Set exercise = Return each line of the data below exactly, omitting any pictures.

● ● ●

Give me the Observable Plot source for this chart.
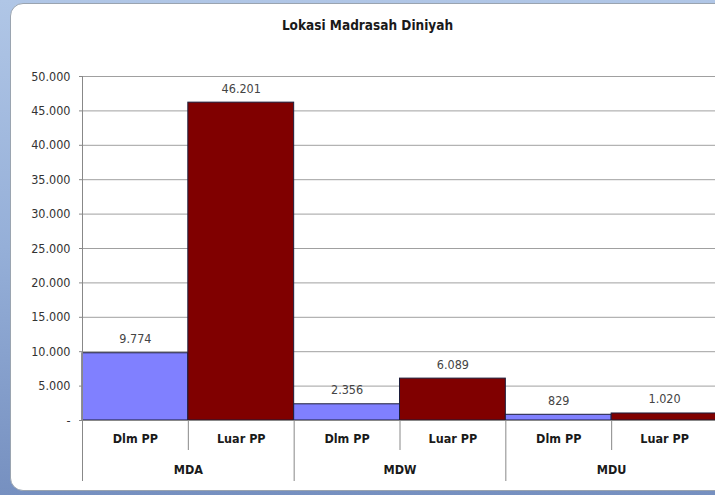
<!DOCTYPE html>
<html>
<head>
<meta charset="utf-8">
<script src="https://cdn.jsdelivr.net/npm/d3@7"></script>
<script src="https://cdn.jsdelivr.net/npm/@observablehq/plot@0.6"></script>
<style>
  html, body { margin: 0; padding: 0; width: 715px; height: 495px; overflow: hidden; }
  #page {
    position: relative; width: 715px; height: 495px; overflow: hidden;
    background: linear-gradient(180deg, #b0c6e6 0%, #95afd8 50%, #7690c0 100%);
  }
  #panel {
    position: absolute; left: 10px; top: 3px; width: 740px; height: 486px;
    background: #ffffff; border: 1px solid #9aa4b0; border-radius: 13px;
  }
  #title {
    position: absolute; left: 0; top: 17px; width: 735px; text-align: center;
    font-family: "DejaVu Sans Condensed", "DejaVu Sans", sans-serif;
    font-weight: bold; font-size: 13.5px; color: #1a1a1a;
  }
  #chart { position: absolute; left: 0; top: 0; }
  #chart svg { max-width: none !important; }
</style>
</head>
<body>
<div id="page">
  <div id="panel"></div>
  <div id="title">Lokasi Madrasah Diniyah</div>
  <div id="chart"></div>
</div>
<script>
const groups = ["MDA", "MDW", "MDU"];
const series = ["Dlm PP", "Luar PP"];
const dlmPP = [9774, 2356, 829];
const luarPP = [46201, 6089, 1020];
const yTicks = [0, 5000, 10000, 15000, 20000, 25000, 30000, 35000, 40000, 45000, 50000];
const colors = ["#8080ff", "#800000"];

const fmt = d3.formatLocale({decimal: ",", thousands: ".", grouping: [3], currency: ["", ""]}).format(",");

const values = [dlmPP, luarPP];
const rows = [];
groups.forEach((g, gi) => {
  series.forEach((s, si) => {
    rows.push({group: g, series: s, value: values[si][gi], pos: gi * series.length + si});
  });
});

const n = rows.length;
const edges = d3.range(n + 1);
const groupEdges = d3.range(0, n + 1, series.length);
const innerEdges = edges.filter(e => !groupEdges.includes(e));
const centers = rows.map(r => r.pos + 0.5);
const groupCenters = groups.map((g, gi) => gi * series.length + series.length / 2);

const font = "DejaVu Sans Condensed, DejaVu Sans, sans-serif";

const chart = Plot.plot({
  width: 720,
  height: 495,
  marginLeft: 82,
  marginRight: 3,
  marginTop: 76,
  marginBottom: 75,
  style: {fontFamily: font, fontSize: "12.5px", color: "#333", background: "transparent", overflow: "visible", maxWidth: "none"},
  x: {type: "linear", domain: [0, n], axis: null},
  y: {domain: [0, 50000], axis: null},
  marks: [
    Plot.gridY(yTicks, {stroke: "#a0a0a0", strokeOpacity: 1, strokeWidth: 1}),
    Plot.rectY(rows, {
      x1: "pos",
      x2: d => d.pos + 1,
      y: "value",
      fill: d => colors[series.indexOf(d.series)],
      stroke: "#1c1c3a",
      strokeWidth: 1
    }),
    Plot.text(rows, {
      x: d => d.pos + 0.5,
      y: "value",
      text: d => fmt(d.value),
      dy: -14,
      fill: "#444",
      fontSize: 12.5
    }),
    Plot.ruleY([0], {stroke: "#888"}),
    Plot.ruleX([0], {stroke: "#888"}),
    Plot.axisY({
      ticks: yTicks,
      tickFormat: d => d === 0 ? "-" : fmt(d),
      tickSize: 3,
      tickPadding: 9,
      stroke: "#888",
      fill: "#333",
      fontSize: 12.5,
      label: null
    }),
    Plot.axisX({
      ticks: innerEdges,
      tickSize: 30,
      tickFormat: () => "",
      stroke: "#888",
      label: null
    }),
    Plot.axisX({
      ticks: groupEdges,
      tickSize: 61,
      tickFormat: () => "",
      stroke: "#888",
      label: null
    }),
    Plot.axisX({
      ticks: centers,
      tickSize: 0,
      tickPadding: 14,
      tickFormat: (d, i) => rows[i].series,
      fontWeight: "bold",
      fill: "#1a1a1a",
      fontSize: 12.5,
      label: null
    }),
    Plot.axisX({
      ticks: groupCenters,
      tickSize: 0,
      tickPadding: 45,
      tickFormat: (d, i) => groups[i],
      fontWeight: "bold",
      fill: "#1a1a1a",
      fontSize: 12.5,
      label: null
    })
  ]
});
document.getElementById("chart").appendChild(chart);
</script>
</body>
</html>
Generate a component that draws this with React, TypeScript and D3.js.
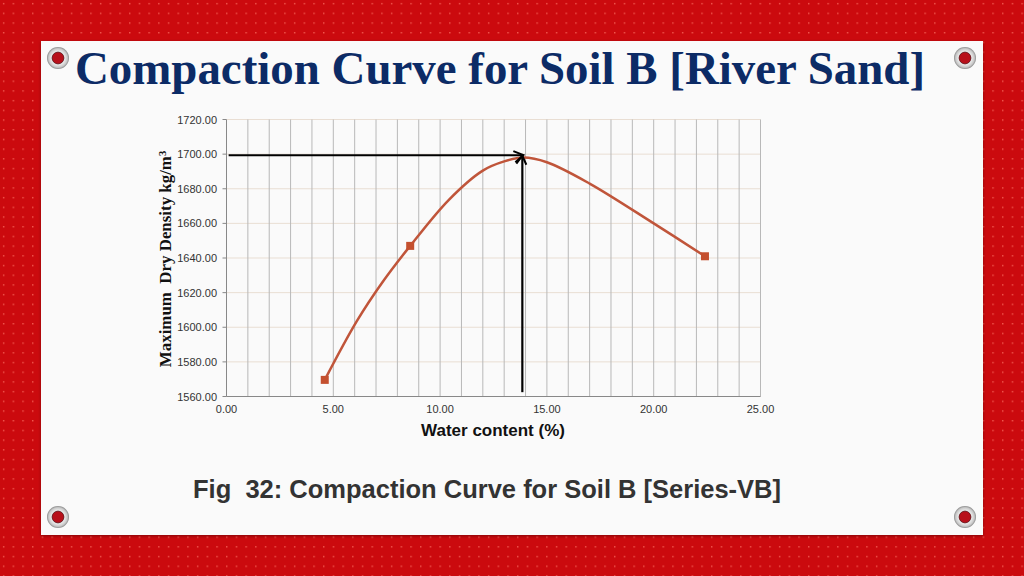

● ● ●

Written response =
Give me the Observable Plot source for this chart.
<!DOCTYPE html>
<html>
<head>
<meta charset="utf-8">
<script src="https://cdn.jsdelivr.net/npm/d3@7"></script>
<script src="https://cdn.jsdelivr.net/npm/@observablehq/plot@0.6"></script>
<style>
  html, body { margin: 0; padding: 0; width: 715px; height: 495px; overflow: hidden; }
  #page {
    position: relative; width: 715px; height: 495px; overflow: hidden;
    background: linear-gradient(180deg, #b0c6e6 0%, #95afd8 50%, #7690c0 100%);
  }
  #panel {
    position: absolute; left: 10px; top: 3px; width: 740px; height: 486px;
    background: #ffffff; border: 1px solid #9aa4b0; border-radius: 13px;
  }
  #title {
    position: absolute; left: 0; top: 17px; width: 735px; text-align: center;
    font-family: "DejaVu Sans Condensed", "DejaVu Sans", sans-serif;
    font-weight: bold; font-size: 13.5px; color: #1a1a1a;
  }
  #chart { position: absolute; left: 0; top: 0; }
  #chart svg { max-width: none !important; }
</style>
</head>
<body>
<div id="page">
  <div id="panel"></div>
  <div id="title">Lokasi Madrasah Diniyah</div>
  <div id="chart"></div>
</div>
<script>
const groups = ["MDA", "MDW", "MDU"];
const series = ["Dlm PP", "Luar PP"];
const dlmPP = [9774, 2356, 829];
const luarPP = [46201, 6089, 1020];
const yTicks = [0, 5000, 10000, 15000, 20000, 25000, 30000, 35000, 40000, 45000, 50000];
const colors = ["#8080ff", "#800000"];

const fmt = d3.formatLocale({decimal: ",", thousands: ".", grouping: [3], currency: ["", ""]}).format(",");

const values = [dlmPP, luarPP];
const rows = [];
groups.forEach((g, gi) => {
  series.forEach((s, si) => {
    rows.push({group: g, series: s, value: values[si][gi], pos: gi * series.length + si});
  });
});

const n = rows.length;
const edges = d3.range(n + 1);
const groupEdges = d3.range(0, n + 1, series.length);
const innerEdges = edges.filter(e => !groupEdges.includes(e));
const centers = rows.map(r => r.pos + 0.5);
const groupCenters = groups.map((g, gi) => gi * series.length + series.length / 2);

const font = "DejaVu Sans Condensed, DejaVu Sans, sans-serif";

const chart = Plot.plot({
  width: 720,
  height: 495,
  marginLeft: 82,
  marginRight: 3,
  marginTop: 76,
  marginBottom: 75,
  style: {fontFamily: font, fontSize: "12.5px", color: "#333", background: "transparent", overflow: "visible", maxWidth: "none"},
  x: {type: "linear", domain: [0, n], axis: null},
  y: {domain: [0, 50000], axis: null},
  marks: [
    Plot.gridY(yTicks, {stroke: "#a0a0a0", strokeOpacity: 1, strokeWidth: 1}),
    Plot.rectY(rows, {
      x1: "pos",
      x2: d => d.pos + 1,
      y: "value",
      fill: d => colors[series.indexOf(d.series)],
      stroke: "#1c1c3a",
      strokeWidth: 1
    }),
    Plot.text(rows, {
      x: d => d.pos + 0.5,
      y: "value",
      text: d => fmt(d.value),
      dy: -14,
      fill: "#444",
      fontSize: 12.5
    }),
    Plot.ruleY([0], {stroke: "#888"}),
    Plot.ruleX([0], {stroke: "#888"}),
    Plot.axisY({
      ticks: yTicks,
      tickFormat: d => d === 0 ? "-" : fmt(d),
      tickSize: 3,
      tickPadding: 9,
      stroke: "#888",
      fill: "#333",
      fontSize: 12.5,
      label: null
    }),
    Plot.axisX({
      ticks: innerEdges,
      tickSize: 30,
      tickFormat: () => "",
      stroke: "#888",
      label: null
    }),
    Plot.axisX({
      ticks: groupEdges,
      tickSize: 61,
      tickFormat: () => "",
      stroke: "#888",
      label: null
    }),
    Plot.axisX({
      ticks: centers,
      tickSize: 0,
      tickPadding: 14,
      tickFormat: (d, i) => rows[i].series,
      fontWeight: "bold",
      fill: "#1a1a1a",
      fontSize: 12.5,
      label: null
    }),
    Plot.axisX({
      ticks: groupCenters,
      tickSize: 0,
      tickPadding: 45,
      tickFormat: (d, i) => groups[i],
      fontWeight: "bold",
      fill: "#1a1a1a",
      fontSize: 12.5,
      label: null
    })
  ]
});
document.getElementById("chart").appendChild(chart);
</script>
</body>
</html>
Generate a component that draws this with React, TypeScript and D3.js.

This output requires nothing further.